Juliana Suess, a research analyst and policy lead on space security at the defense think tank Royal United Services Institute, explains that there are multiple ways satellite systems can be attacked, beyond software and firmware vulnerabilities. These include jamming and spoofing attacks, which interfere with the signals being transmitted to and from satellites. “You don't need to be a space power to do it,” Suess says. Last year, security researchers with permission demonstrated how a decommissioned satellite could be used to broadcast rogue TV signals. And in October 2007 and July 2008, Chinese hackers were blamed for disrupting two US satellites.

Suess believes the cyberattack against the Viasat satellite system at the start of Russia’s full-scale invasion of Ukraine last year has acted as a further wake-up call to the space industry. In the early hours of February 24, 2022, when Russian troops first moved into Ukrainian land, a cyberattack interrupted thousands of modems from the satellite internet system. The attack knocked connections offline around the world, including German wind farms. The EU, UK, and US have linked the attack to Russia, and it has prompted the US National Security Agency to speak out about satellite security.

As experts continue to sound the alarm around space cybersecurity issues, the commercial space sector is going through a boom. SpaceX and other companies are racing to put thousands of satellites into orbit to provide internet connections, and it has become cheaper for satellites to photograph Earth from space. Alongside big firms, there’s a smaller array of companies building components and parts to be included in spacecraft. This supply chain poses extra security risks.

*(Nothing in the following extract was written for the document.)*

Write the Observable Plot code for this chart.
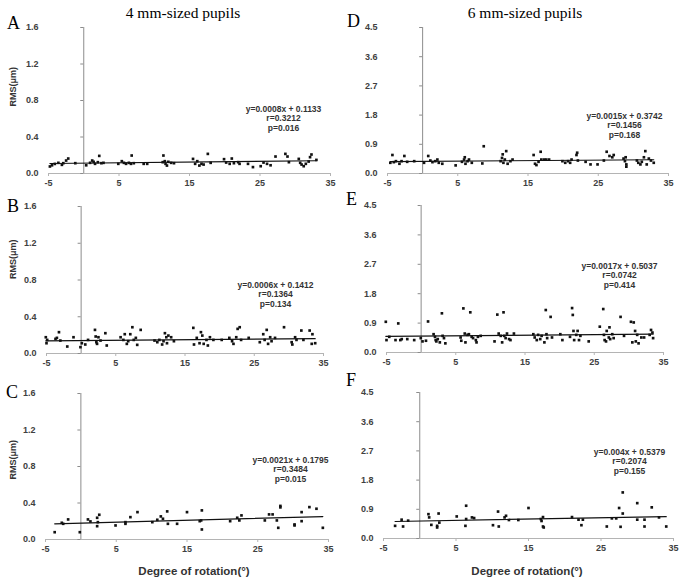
<!DOCTYPE html>
<html>
<head>
<meta charset="utf-8">
<script src="https://cdn.jsdelivr.net/npm/d3@7"></script>
<script src="https://cdn.jsdelivr.net/npm/@observablehq/plot@0.6"></script>
<style>
  html, body { margin: 0; padding: 0; background: #fff; }
  #chart { position: relative; width: 680px; height: 582px; overflow: hidden; }
  #chart > svg.panel { position: absolute; }
  #overlay { position: absolute; left: 0; top: 0; pointer-events: none; }
</style>
</head>
<body>
<div id="chart"></div>
<script>
// ---------- DATA ----------
const panelLetters = ["A", "B", "C", "D", "E", "F"];
const columnTitles = ["4 mm-sized pupils", "6 mm-sized pupils"];
const xAxisTitle = "Degree of rotation(°)";
const yAxisTitle = "RMS(μm)";
const xTicks = [-5, 5, 15, 25, 35];
const yTicks4mm = [0, 0.4, 0.8, 1.2, 1.6];
const yTicks6mm = [0, 0.9, 1.8, 2.7, 3.6, 4.5];

const slopes = [0.0008, 0.0006, 0.0021, 0.0015, 0.0017, 0.004];
const intercepts = [0.1133, 0.1412, 0.1795, 0.3742, 0.5037, 0.5379];
const equationLabels = ["y=0.0008x + 0.1133", "y=0.0006x + 0.1412", "y=0.0021x + 0.1795",
                        "y=0.0015x + 0.3742", "y=0.0017x + 0.5037", "y=0.004x + 0.5379"];
const rLabels = ["r=0.3212", "r=0.1364", "r=0.3484", "r=0.1456", "r=0.0742", "r=0.2074"];
const pLabels = ["p=0.016", "p=0.134", "p=0.015", "p=0.168", "p=0.414", "p=0.155"];

const pointsA = [[-4.8,0.077],[-4.5,0.09],[-4.1,0.105],[-3.6,0.117],[-3.1,0.095],[-2.9,0.113],[-2.5,0.142],[-2.2,0.164],[-1.2,0.113],[0.35,0.09],[0.9,0.117],[1.2,0.142],[1.4,0.128],[1.6,0.106],[2.0,0.124],[2.2,0.193],[2.5,0.113],[2.8,0.117],[4.9,0.106],[5.4,0.135],[5.7,0.117],[6.0,0.106],[6.4,0.117],[6.7,0.106],[6.8,0.197],[7.1,0.113],[8.5,0.106],[9.0,0.106],[11.2,0.124],[11.3,0.197],[11.5,0.135],[11.6,0.106],[11.8,0.087],[12.0,0.128],[12.4,0.117],[12.8,0.113],[15.5,0.16],[15.8,0.106],[16.1,0.135],[16.4,0.087],[16.7,0.106],[17.0,0.098],[17.6,0.215],[18.0,0.117],[19.9,0.157],[20.2,0.12],[20.7,0.106],[21.0,0.164],[21.3,0.113],[21.9,0.124],[22.1,0.106],[23.3,0.106],[24.0,0.07],[25.1,0.08],[25.5,0.12],[26.0,0.106],[26.5,0.09],[27.2,0.186],[28.6,0.215],[28.9,0.186],[29.1,0.124],[30.5,0.16],[30.7,0.117],[30.9,0.098],[31.2,0.08],[31.5,0.106],[31.9,0.131],[32.1,0.179],[32.3,0.208],[33.0,0.149]];

const pointsB = [[-5.1,0.177],[-5.0,0.112],[-4.9,0.148],[-3.7,0.159],[-3.5,0.17],[-3.2,0.232],[-3.0,0.141],[-2.0,0.076],[-1.1,0.177],[-0.1,0.069],[0.1,0.112],[0.6,0.098],[1.0,0.148],[2.0,0.257],[2.1,0.185],[2.2,0.123],[2.3,0.105],[2.5,0.177],[2.8,0.141],[3.5,0.221],[3.7,0.087],[5.7,0.177],[6.1,0.148],[6.3,0.21],[6.6,0.105],[6.8,0.134],[7.1,0.21],[7.4,0.286],[7.6,0.148],[7.9,0.17],[8.1,0.094],[8.6,0.257],[10.6,0.141],[11.0,0.123],[11.3,0.148],[11.7,0.098],[11.9,0.134],[12.1,0.221],[12.3,0.177],[12.4,0.112],[12.6,0.195],[13.0,0.177],[13.4,0.134],[16.2,0.279],[16.3,0.098],[16.7,0.17],[17.1,0.112],[17.3,0.232],[17.5,0.195],[17.7,0.105],[18.1,0.148],[18.3,0.087],[18.6,0.177],[19.1,0.148],[20.3,0.148],[21.4,0.17],[21.8,0.134],[22.0,0.105],[22.4,0.177],[22.6,0.268],[22.9,0.286],[23.1,0.148],[24.2,0.17],[25.8,0.123],[26.3,0.21],[26.5,0.148],[26.8,0.257],[27.0,0.105],[27.3,0.177],[27.5,0.134],[28.0,0.17],[29.3,0.286],[30.4,0.123],[30.5,0.098],[30.9,0.177],[31.1,0.148],[31.8,0.25],[32.1,0.148],[33.0,0.25],[33.3,0.105],[33.4,0.21],[33.8,0.112]];

const pointsC = [[-3.7,0.08],[-2.7,0.183],[-2.5,0.172],[-1.8,0.22],[-0.15,0.08],[1.0,0.22],[1.35,0.198],[2.3,0.238],[2.4,0.19],[2.3,0.146],[2.6,0.271],[4.9,0.154],[6.3,0.172],[6.3,0.19],[7.0,0.245],[8.0,0.3],[10.1,0.19],[10.8,0.216],[11.3,0.253],[11.6,0.227],[12.2,0.308],[12.3,0.172],[13.6,0.172],[15.0,0.3],[16.8,0.201],[17.0,0.209],[17.1,0.319],[17.1,0.11],[21.1,0.201],[22.1,0.238],[22.4,0.209],[22.7,0.264],[26.0,0.209],[26.6,0.275],[27.1,0.275],[27.7,0.209],[27.9,0.128],[28.2,0.352],[28.2,0.368],[30.2,0.165],[30.2,0.154],[31.2,0.3],[31.2,0.201],[32.3,0.355],[33.3,0.337],[34.2,0.128]];

const pointsD = [[-4.6,0.33],[-4.3,0.57],[-4.1,0.35],[-3.8,0.38],[-3.3,0.30],[-3.0,0.38],[-2.6,0.54],[-2.2,0.36],[-1.2,0.38],[0.2,0.33],[0.8,0.54],[1.1,0.40],[1.4,0.35],[1.8,0.38],[2.1,0.43],[2.3,0.33],[2.8,0.30],[4.7,0.25],[5.6,0.36],[5.9,0.43],[6.0,0.50],[6.1,0.30],[6.4,0.38],[6.6,0.43],[7.0,0.33],[8.5,0.31],[8.7,0.84],[11.1,0.38],[11.3,0.48],[11.4,0.59],[11.5,0.33],[11.7,0.43],[11.9,0.69],[12.1,0.30],[12.5,0.38],[12.8,0.43],[15.8,0.57],[16.0,0.30],[16.2,0.26],[16.5,0.36],[16.8,0.67],[16.9,0.43],[17.3,0.43],[17.6,0.43],[18.0,0.43],[19.9,0.38],[20.3,0.33],[20.7,0.38],[21.0,0.33],[21.2,0.43],[21.9,0.57],[22.0,0.64],[22.1,0.40],[23.2,0.36],[23.9,0.28],[24.9,0.28],[25.8,0.40],[26.2,0.67],[26.6,0.54],[27.0,0.50],[27.2,0.57],[28.6,0.46],[28.8,0.38],[28.9,0.50],[29.0,0.28],[29.0,0.21],[30.5,0.40],[30.7,0.33],[31.0,0.28],[31.2,0.36],[31.5,0.50],[31.7,0.69],[31.9,0.28],[32.2,0.46],[32.5,0.40],[32.9,0.33]];

const pointsE = [[-5.1,0.94],[-5.0,0.38],[-4.6,0.48],[-3.7,0.38],[-3.3,0.89],[-3.0,0.38],[-2.8,0.41],[-2.0,0.41],[-1.0,0.38],[-0.05,0.44],[0.2,0.34],[0.7,0.36],[1.0,0.95],[1.8,0.56],[2.0,0.48],[2.1,0.38],[2.2,0.34],[2.4,0.41],[2.7,0.31],[3.0,1.20],[3.1,0.51],[3.3,0.44],[3.5,0.28],[5.7,0.46],[5.8,0.36],[6.1,1.35],[6.3,0.58],[6.4,0.31],[6.7,0.54],[6.9,0.56],[7.1,1.23],[7.3,0.48],[7.5,0.44],[7.9,0.38],[8.0,0.31],[8.2,0.48],[8.6,0.51],[10.6,0.34],[11.0,1.16],[11.2,0.58],[11.5,0.51],[11.7,0.31],[11.9,1.23],[12.0,0.51],[12.2,0.44],[12.4,0.58],[12.7,0.41],[12.9,0.38],[13.4,0.58],[16.2,0.56],[16.4,0.46],[16.7,0.38],[16.9,0.54],[17.2,0.41],[17.4,0.51],[17.8,0.31],[18.0,1.30],[18.1,0.56],[18.2,0.44],[18.7,1.09],[18.9,0.46],[20.1,0.56],[20.4,0.38],[21.5,0.48],[21.8,1.36],[21.9,1.15],[22.0,0.66],[22.1,0.38],[22.4,0.54],[22.6,0.66],[22.8,0.38],[23.0,0.51],[24.2,0.34],[25.8,0.79],[26.3,1.33],[26.4,0.54],[26.5,0.38],[26.7,0.34],[26.8,0.66],[27.1,0.46],[27.2,0.77],[27.3,0.41],[27.6,0.56],[27.8,0.44],[28.8,1.09],[29.3,0.51],[30.3,0.94],[30.5,0.31],[30.7,0.92],[30.9,0.66],[31.0,0.34],[31.2,0.54],[31.4,0.28],[31.8,0.46],[32.2,0.46],[33.0,0.54],[33.2,0.69],[33.4,0.61],[33.5,0.44]];

const pointsF = [[-3.4,0.39],[-2.5,0.58],[-2.3,0.37],[-1.6,0.55],[1.2,0.75],[1.3,0.65],[1.6,0.42],[2.4,0.39],[2.4,0.34],[2.6,0.77],[2.7,0.49],[5.1,0.68],[6.3,0.39],[6.4,1.01],[6.4,0.60],[7.2,0.65],[7.5,0.63],[10.1,0.41],[10.8,0.83],[10.9,0.37],[11.7,0.65],[11.9,0.70],[12.3,0.57],[13.6,0.57],[15.0,0.94],[16.7,0.60],[16.8,0.54],[17.0,0.66],[17.0,0.37],[17.1,0.34],[21.0,0.66],[21.9,0.58],[22.3,0.41],[22.5,0.58],[25.8,0.37],[26.5,0.62],[27.1,0.62],[27.5,0.94],[27.7,0.36],[28.0,1.42],[28.0,0.77],[30.0,1.09],[30.0,0.58],[31.0,0.58],[31.0,0.37],[32.0,0.96],[33.0,0.65],[34.0,0.37]];

const allPoints = [pointsA, pointsB, pointsC, pointsD, pointsE, pointsF];

// ---------- LAYOUT ----------
const layout = [
  {left: 0,   top: 0,   h: 190, ml: 48, mr: 10, mt: 27, mb: 17, ticks: yTicks4mm, ann: [-47, 78], rms: [-35, 6]},
  {left: 0,   top: 190, h: 180, ml: 46, mr: 17, mt: 16, mb: 17, ticks: yTicks4mm, ann: [-48, 75], rms: [-33, -1]},
  {left: 0,   top: 370, h: 212, ml: 45, mr: 12, mt: 23, mb: 43, ticks: yTicks4mm, ann: [-38, 63], rms: [-32, 13]},
  {left: 340, top: 0,   h: 190, ml: 47, mr: 12, mt: 27, mb: 17, ticks: yTicks6mm, ann: [-44, 85]},
  {left: 340, top: 190, h: 180, ml: 46, mr: 17, mt: 15, mb: 18, ticks: yTicks6mm, ann: [-44, 57]},
  {left: 340, top: 370, h: 212, ml: 43, mr: 7,  mt: 22, mb: 44, ticks: yTicks6mm, ann: [-44, 56]}
];

const sans = "'Liberation Sans', Arial, sans-serif";
const serif = "'Liberation Serif', 'Times New Roman', serif";
const chart = document.getElementById("chart");

layout.forEach((cfg, i) => {
  const pts = allPoints[i];
  const xs = pts.map(d => d[0]);
  const xmin = d3.min(xs), xmax = d3.max(xs);
  const fit = [xmin, xmax].map(x => ({x, y: slopes[i] * x + intercepts[i]}));
  const yMax = d3.max(cfg.ticks);
  const pxPerUnit = (340 - cfg.ml - cfg.mr) / 40;
  const tickLen = 3 / pxPerUnit;
  const marks = [
    Plot.ruleY([0], {stroke: "#b4b4b4", strokeWidth: 1}),
    Plot.axisX(xTicks, {tickSize: 3, tickPadding: 3, stroke: "#b4b4b4", fill: "#404040",
      fontSize: 9, fontWeight: "bold", label: null, tickFormat: d => String(d)}),
    Plot.axisY(cfg.ticks, {tickSize: 0, tickPadding: 10, fill: "#404040",
      fontSize: 9, fontWeight: "bold", label: null, tickFormat: d3.format(".1f")}),
    Plot.ruleX([0], {stroke: "#8c8c8c", strokeWidth: 1}),
    Plot.ruleY(cfg.ticks, {x1: -tickLen, x2: 0, stroke: "#8c8c8c"}),
    Plot.line(fit, {x: "x", y: "y", stroke: "#111", strokeWidth: 1.2}),
    Plot.dot(pts, {x: d => d[0], y: d => d[1], r: 1.5, fill: "#111", stroke: "none", symbol: "square"}),
    Plot.text([[equationLabels[i], rLabels[i], pLabels[i]].join("\n")], {
      frameAnchor: "top-right", textAnchor: "middle", lineAnchor: "top",
      dx: cfg.ann[0], dy: cfg.ann[1], fontSize: 8.5, fontWeight: "bold", fill: "#333", lineHeight: 1.1
    })
  ];
  if (cfg.rms) {
    marks.push(Plot.text([yAxisTitle], {frameAnchor: "left", rotate: -90, dx: cfg.rms[0], dy: cfg.rms[1],
      fontSize: 9, fontWeight: "bold", fill: "#333"}));
  }
  const svg = Plot.plot({
    width: 340, height: cfg.h,
    marginLeft: cfg.ml, marginRight: cfg.mr, marginTop: cfg.mt, marginBottom: cfg.mb,
    x: {domain: [-5, 35]},
    y: {domain: [0, yMax]},
    style: {fontFamily: sans, background: "transparent", overflow: "visible"},
    marks
  });
  svg.classList.add("panel");
  svg.style.left = cfg.left + "px";
  svg.style.top = cfg.top + "px";
  chart.appendChild(svg);
});

// ---------- OVERLAY TEXT (titles, panel letters, axis titles) ----------
const ns = "http://www.w3.org/2000/svg";
const overlay = document.createElementNS(ns, "svg");
overlay.setAttribute("id", "overlay");
overlay.setAttribute("width", 680);
overlay.setAttribute("height", 582);
function addText(str, x, y, opts) {
  const t = document.createElementNS(ns, "text");
  t.setAttribute("x", x); t.setAttribute("y", y);
  t.setAttribute("font-family", opts.family);
  t.setAttribute("font-size", opts.size);
  if (opts.weight) t.setAttribute("font-weight", opts.weight);
  t.setAttribute("fill", opts.fill || "#000");
  t.setAttribute("text-anchor", opts.anchor || "start");
  t.textContent = str;
  overlay.appendChild(t);
}
const titlePos = [[183, 18], [525, 18]];
columnTitles.forEach((s, i) => addText(s, titlePos[i][0], titlePos[i][1], {family: serif, size: 15.5, anchor: "middle"}));
const letterPos = [[7, 29], [7, 212], [6, 398], [347, 27], [346, 205], [346, 386]];
panelLetters.forEach((s, i) => addText(s, letterPos[i][0], letterPos[i][1], {family: serif, size: 18}));
[[194, 575], [527, 575]].forEach(p => addText(xAxisTitle, p[0], p[1], {family: sans, size: 11.5, weight: "bold", fill: "#333", anchor: "middle"}));
chart.appendChild(overlay);
</script>
</body>
</html>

“They absolutely are not prioritizing security,” Falco says. “They probably don’t have any people who know anything about it on their staff.” In June of this year, the Institute of Electrical and Electronics Engineers Standards Association announced a new effort, which Falco is chairing, to introduce common practices and requirements for cybersecurity across the space industry. “There’s so much money that’s going into developing commercially led space systems, commercial entities need to have some guidance,” Falco says.

Update 1:25 pm ET, July 20, 2023: A previous version of this story incorrectly identified the university where Gregory Falco works. He's an assistant professor at Cornell University. We regret the error.